SET PROBLEM: Read the listing and extract each line that includes the word "using".
+===+
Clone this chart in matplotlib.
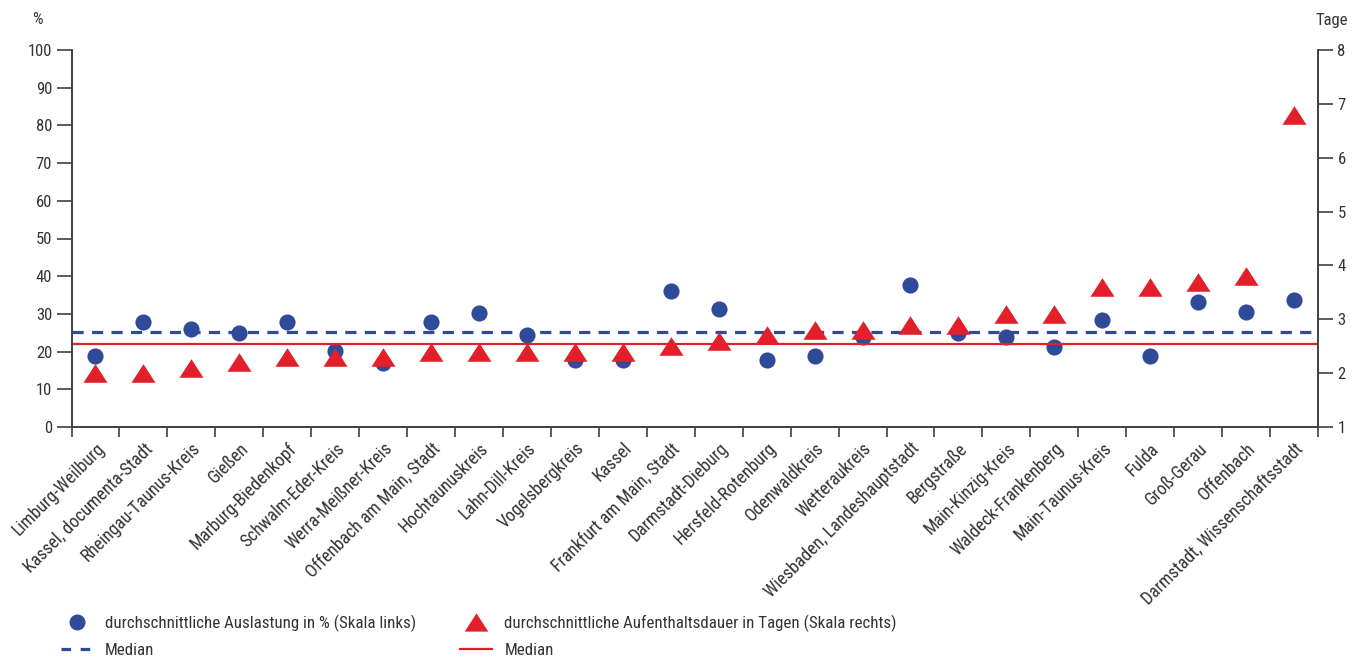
import numpy as np
import matplotlib
matplotlib.use('Agg')
import matplotlib.pyplot as plt
from matplotlib.lines import Line2D
from matplotlib.path import Path
from matplotlib import font_manager

# Data
kreise = ['Limburg-Weilburg', 'Kassel, documenta-Stadt', 'Rheingau-Taunus-Kreis', 'Gießen',
          'Marburg-Biedenkopf', 'Schwalm-Eder-Kreis', 'Werra-Meißner-Kreis',
          'Offenbach am Main, Stadt', 'Hochtaunuskreis', 'Lahn-Dill-Kreis', 'Vogelsbergkreis',
          'Kassel', 'Frankfurt am Main, Stadt', 'Darmstadt-Dieburg', 'Hersfeld-Rotenburg',
          'Odenwaldkreis', 'Wetteraukreis', 'Wiesbaden, Landeshauptstadt', 'Bergstraße',
          'Main-Kinzig-Kreis', 'Waldeck-Frankenberg', 'Main-Taunus-Kreis', 'Fulda',
          'Groß-Gerau', 'Offenbach', 'Darmstadt, Wissenschaftsstadt']
auslastung = [18.9, 27.8, 26.1, 25.0, 27.8, 20.2, 17.0, 27.9, 30.3, 24.4, 17.8, 17.8, 36.2,
              31.2, 17.9, 18.9, 23.9, 37.6, 24.9, 24.0, 21.3, 28.4, 18.8, 33.2, 30.4, 33.6]
aufenthalt = [2.0, 2.0, 2.1, 2.2, 2.3, 2.3, 2.3, 2.4, 2.4, 2.4, 2.4, 2.4, 2.5,
              2.6, 2.7, 2.8, 2.8, 2.9, 2.9, 3.1, 3.1, 3.6, 3.6, 3.7, 3.8, 6.8]
median_auslastung = 25.1
median_aufenthalt = 2.55

blue = '#2f4a99'
red = '#e3202a'
axis_col = '#404040'
txt_col = '#333333'

# prefer a narrow font like the original, otherwise plain Liberation Sans
installed = {f.name for f in font_manager.fontManager.ttflist}
narrow = [n for n in ('Liberation Sans Narrow', 'Roboto Condensed', 'Open Sans Condensed')
          if n in installed]
if narrow:
    plt.rcParams['font.family'] = [narrow[0], 'DejaVu Sans']
    fs_tick, fs_y, fs_leg = 12.8, 12.0, 12.2
else:
    plt.rcParams['font.family'] = ['Liberation Sans', 'DejaVu Sans']
    fs_tick, fs_y, fs_leg = 11.0, 10.5, 10.5
plt.rcParams['text.color'] = txt_col

# flat triangle marker
tri = Path([(-1.1, -0.85), (1.1, -0.85), (0, 0.85), (-1.1, -0.85)],
           [Path.MOVETO, Path.LINETO, Path.LINETO, Path.CLOSEPOLY])

W, H = 1365, 657
fig = plt.figure(figsize=(W / 100, H / 100), dpi=100)
ax = fig.add_axes([71.5 / W, 1 - 427 / H, (1318 - 71.5) / W, 377 / H])
ax2 = ax.twinx()

x = np.arange(len(kreise))

ax.axhline(median_auslastung, color=blue, lw=2.3, ls=(0, (3.5, 2.6)), zorder=1)
ax.scatter(x, auslastung, s=135, color=blue, zorder=3, linewidths=0)
ax2.axhline(median_aufenthalt, color=red, lw=1.6, zorder=1)
ax2.scatter(x, aufenthalt, s=300, marker=tri, color=red, zorder=3, linewidths=0)

ax.set_xlim(-0.5, len(kreise) - 0.5)
ax.set_ylim(0, 100)
ax2.set_ylim(1, 8)
ax.set_yticks(range(0, 101, 10))
ax2.set_yticks(range(1, 9))

for a in (ax, ax2):
    a.spines['top'].set_visible(False)
    for s in ('left', 'right', 'bottom'):
        a.spines[s].set_color(axis_col)
        a.spines[s].set_linewidth(1.2)
    a.tick_params(axis='y', length=11, width=1.2, color=axis_col, labelsize=fs_y,
                  labelcolor=txt_col, pad=3)

ax.set_xticks(np.arange(len(kreise) + 1) - 0.5)
ax.set_xticklabels([])
ax.set_xticks(x, minor=True)
ax.set_xticklabels(kreise, minor=True, rotation=45, ha='right', va='top',
                   rotation_mode='anchor', fontsize=fs_tick, color=txt_col)
ax.tick_params(axis='x', which='major', length=7, width=1.2, color=axis_col)
ax.tick_params(axis='x', which='minor', length=0, pad=9)

fig.text(37 / W, 1 - 20 / H, '%', fontsize=fs_y, ha='center', va='center')
fig.text(1332 / W, 1 - 20 / H, 'Tage', fontsize=fs_y, ha='center', va='center')

handles = [
    Line2D([], [], ls='none', marker='o', ms=11.5, color=blue, mec='none'),
    Line2D([], [], color=blue, lw=2.3, ls=(0, (3.0, 3.0))),
    Line2D([], [], ls='none', marker=tri, ms=17, color=red, mec='none'),
    Line2D([], [], color=red, lw=1.6),
]
labels = ['durchschnittliche Auslastung in % (Skala links)', 'Median',
          'durchschnittliche Aufenthaltsdauer in Tagen (Skala rechts)', 'Median']
fig.legend(handles, labels, loc='upper left', bbox_to_anchor=(61 / W, 1 - 615 / H),
           ncol=2, frameon=False, fontsize=fs_leg, handlelength=1.85, handletextpad=0.75,
           columnspacing=2.6, labelspacing=0.65, borderaxespad=0, borderpad=0)

fig.savefig('out.png', dpi=100)
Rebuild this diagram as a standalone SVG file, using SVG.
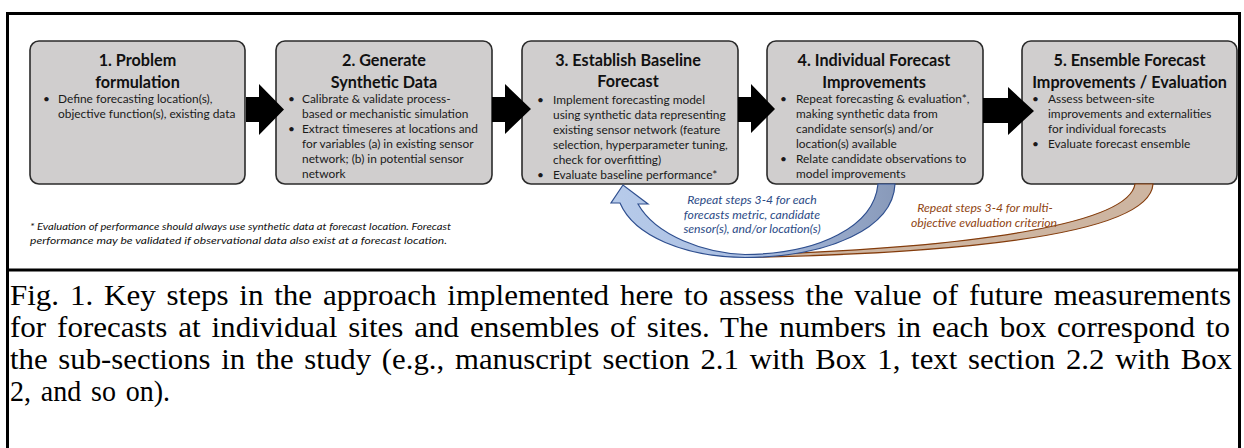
<svg xmlns="http://www.w3.org/2000/svg" width="1244" height="448" viewBox="0 0 1244 448">
<style>
.box{fill:#d0cece;stroke:#2b2b2b;stroke-width:1.6}
.t{font-family:Lato,"Open Sans",sans-serif;font-weight:bold;font-size:16.2px;fill:#111;text-anchor:middle}
.b{font-family:Lato,"Open Sans",sans-serif;font-size:11.9px;fill:#1a1a1a}
.blk{fill:#000}
.lb{font-family:Lato,"Open Sans",sans-serif;font-style:italic;font-size:12.2px;fill:#2b4a86;text-anchor:middle}
.lr{font-family:Lato,"Open Sans",sans-serif;font-style:italic;font-size:12.2px;fill:#8f4512;text-anchor:middle}
.fn{font-family:Lato,"Open Sans",sans-serif;font-style:italic;font-size:10px;fill:#111}
.cap{font-family:"Liberation Serif","Times New Roman",serif;font-size:30px;word-spacing:3px;fill:#000}
</style>
<defs>
<linearGradient id="gb" x1="610" y1="0" x2="900" y2="0" gradientUnits="userSpaceOnUse">
<stop offset="0" stop-color="#b7cbea"/>
<stop offset="0.5" stop-color="#a9bde0"/>
<stop offset="1" stop-color="#8798b8"/>
</linearGradient>
</defs>
<rect x="0" y="0" width="1244" height="448" fill="#fff"/>
<g id="frame" fill="none" stroke="#000" stroke-width="3">
<rect x="7.5" y="13.5" width="1232" height="450"/>
<line x1="7" y1="270" x2="1240" y2="270"/>
</g>

<g id="box1">
<rect class="box" x="30" y="41" width="215" height="143" rx="9"/>
<text class="t" x="137.5" y="66">1. Problem</text>
<text class="t" x="137.5" y="88">formulation</text>
<text class="b" x="43" y="103">•</text>
<text class="b" x="58" y="103">Define forecasting location(s),</text>
<text class="b" x="58" y="118">objective function(s), existing data</text>
</g>

<g id="box2">
<rect class="box" x="276" y="41" width="216" height="143" rx="9"/>
<text class="t" x="384" y="66">2. Generate</text>
<text class="t" x="384" y="88">Synthetic Data</text>
<text class="b" x="288" y="103">•</text>
<text class="b" x="302" y="103">Calibrate &amp; validate process-</text>
<text class="b" x="302" y="118">based or mechanistic simulation</text>
<text class="b" x="288" y="133">•</text>
<text class="b" x="302" y="133">Extract timeseres at locations and</text>
<text class="b" x="302" y="148">for variables (a) in existing sensor</text>
<text class="b" x="302" y="163">network; (b) in potential sensor</text>
<text class="b" x="302" y="178">network</text>
</g>

<g id="box3">
<rect class="box" x="522" y="41" width="216" height="143" rx="9"/>
<text class="t" x="628" y="66">3. Establish Baseline</text>
<text class="t" x="628" y="87">Forecast</text>
<text class="b" x="537" y="104">•</text>
<text class="b" x="553" y="104">Implement forecasting model</text>
<text class="b" x="553" y="119">using synthetic data representing</text>
<text class="b" x="553" y="134">existing sensor network (feature</text>
<text class="b" x="553" y="149">selection, hyperparameter tuning,</text>
<text class="b" x="553" y="164">check for overfitting)</text>
<text class="b" x="537" y="179">•</text>
<text class="b" x="553" y="179">Evaluate baseline performance*</text>
</g>

<g id="box4">
<rect class="box" x="767" y="41" width="216" height="143" rx="9"/>
<text class="t" x="874" y="66">4. Individual Forecast</text>
<text class="t" x="874" y="88">Improvements</text>
<text class="b" x="780" y="103">•</text>
<text class="b" x="796" y="103">Repeat forecasting &amp; evaluation*,</text>
<text class="b" x="796" y="118">making synthetic data from</text>
<text class="b" x="796" y="133">candidate sensor(s) and/or</text>
<text class="b" x="796" y="148">location(s) available</text>
<text class="b" x="780" y="163">•</text>
<text class="b" x="796" y="163">Relate candidate observations to</text>
<text class="b" x="796" y="178">model improvements</text>
</g>

<g id="box5">
<rect class="box" x="1022" y="41" width="215" height="143" rx="9"/>
<text class="t" x="1129.5" y="66">5. Ensemble Forecast</text>
<text class="t" x="1129.5" y="88">Improvements / Evaluation</text>
<text class="b" x="1032" y="103">•</text>
<text class="b" x="1048" y="103">Assess between-site</text>
<text class="b" x="1048" y="118">improvements and externalities</text>
<text class="b" x="1048" y="133">for individual forecasts</text>
<text class="b" x="1032" y="148">•</text>
<text class="b" x="1048" y="148">Evaluate forecast ensemble</text>
</g>

<g id="connectors">
<polygon class="blk" points="246,97 259,97 259,84 284,109.5 259,135 259,122 246,122"/>
<polygon class="blk" points="492,97 505,97 505,84 531,109 505,134 505,122 492,122"/>
<polygon class="blk" points="738,97 751,97 751,84 775,109 751,133 751,122 738,122"/>
<polygon class="blk" points="983,98 1008,98 1008,87 1034,111 1008,135 1008,123 983,123"/>
<path id="loop-brown" d="M1153,184 C1150,228 1010,252 745,257.5 L745,255 C990,247 1129,222 1135,184 Z" fill="#cdb5a1" stroke="#843c0c" stroke-width="1.2"/>
<path id="loop-blue" d="M895,184 C893,228 830,257 745,257.5 C685,257 634,236 620,203 L611,203 L623,185 L648,204 L638,204 C656,236 705,253 745,254.5 C820,254 874,226 878,184 Z" fill="url(#gb)" stroke="#2f4f8f" stroke-width="1.2"/>
</g>

<g id="labels">
<text class="lb" x="752" y="204">Repeat steps 3-4 for each</text>
<text class="lb" x="752" y="219">forecasts metric, candidate</text>
<text class="lb" x="752" y="233">sensor(s), and/or location(s)</text>
<text class="lr" x="985" y="212">Repeat steps 3-4 for multi-</text>
<text class="lr" x="984" y="227">objective evaluation criterion</text>
<text class="fn" x="30" y="230" textLength="421" lengthAdjust="spacingAndGlyphs">* Evaluation of performance should always use synthetic data at forecast location. Forecast</text>
<text class="fn" x="30" y="244" textLength="417" lengthAdjust="spacingAndGlyphs">performance may be validated if observational data also exist at a forecast location.</text>
</g>

<g id="caption">
<text class="cap" x="10" y="305" textLength="1221" lengthAdjust="spacingAndGlyphs">Fig. 1. Key steps in the approach implemented here to assess the value of future measurements</text>
<text class="cap" x="10" y="337" textLength="1220" lengthAdjust="spacingAndGlyphs">for forecasts at individual sites and ensembles of sites. The numbers in each box correspond to</text>
<text class="cap" x="10" y="369" textLength="1222" lengthAdjust="spacingAndGlyphs">the sub-sections in the study (e.g., manuscript section 2.1 with Box 1, text section 2.2 with Box</text>
<text class="cap" x="10" y="401" textLength="160" lengthAdjust="spacingAndGlyphs">2, and so on).</text>
</g>
</svg>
+===+
COMPLETE RESPONSE:
Rebuild this diagram as a standalone SVG file, using SVG.
<text class="b" x="553" y="119">using synthetic data representing</text>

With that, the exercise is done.